Reputation: 6894
i'm trying to usage parallel collections in a very basic way via .par - i expect the collection to be acted on out of order, but that doesn't seem the case:
scala> (1 to 10) map println
1
2
3
4
5
6
7
8
9
10
and
scala> (1 to 10).par map println
1
2
3
4
5
6
7
8
9
10
seems like the order shouldn't be sequential in the latter case. this is with scala 2.9, my machine has 2 cores. is this perhaps a misconfiguration somewhere? thanks!
edit: i did indeed try running with a large set (100k) and the result was still sequential.
Upvotes: 7
Views: 1921
Reputation: 41646
YMMV:
scala> (1 to 10).par map println
1
6
2
3
4
7
5
8
9
This is on a dual core too...
I think if you try enough run you may see different results. Here is a piece of code that shows some of what happens:
import collection.parallel._
import collection.parallel.immutable._
class ParRangeEx(range: Range) extends ParRange(range) {
// Some minimal number of elements after which this collection
// should be handled sequentially by different processors.
override def threshold(sz: Int, p:Int) = {
val res = super.threshold(sz, p)
printf("threshold(%d, %d) returned %d\n", sz, p, res)
res
}
override def splitter = {
new ParRangeIterator(range)
with SignalContextPassingIterator[ParRangeIterator] {
override def split: Seq[ParRangeIterator] = {
val res = super.split
println("split " + res) // probably doesn't show further splits
res
}
}
}
}
new ParRangeEx((1 to 10)).par map println
Some runs I get interspersed processing, some runs I get sequential processing. It seems to split the load in two. If you change the returned threshold number to 11, you'll see that the workload will never be split.
The underlying scheduling mechanism is based on fork-join and work stealing. See the following JSR166 source code for some insights. This is probably what drives whether the same thread will pick up both tasks (and thus seems sequential) or two threads work on each task.

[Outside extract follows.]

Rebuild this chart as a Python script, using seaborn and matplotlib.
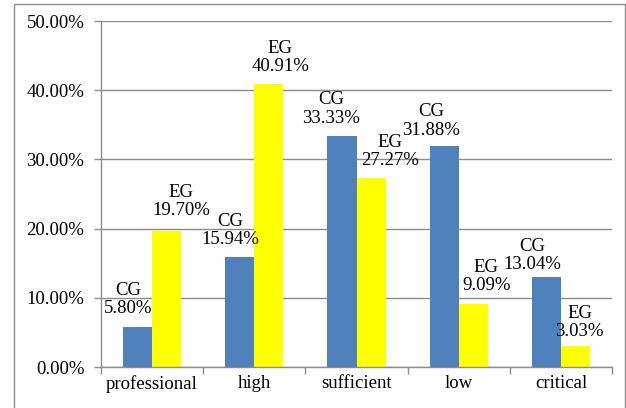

Here is an example output on my computer:
threshold(10, 2) returned 1
split List(ParRangeIterator(over: Range(1, 2, 3, 4, 5)),
ParRangeIterator(over: Range(6, 7, 8, 9, 10)))
threshold(10, 2) returned 1
threshold(10, 2) returned 1
threshold(10, 2) returned 1
threshold(10, 2) returned 1
threshold(10, 2) returned 1
6
7
threshold(10, 2) returned 1
8
1
9
2
10
3
4
5
Upvotes: 11
Reputation: 12631
The answer can very well come out sequentially; there just is no guarantee for it. On such a small set you would normally get it sequentially. The println however invokes a system call, if you run it enough times you probably will get a jumbled version.
Upvotes: 1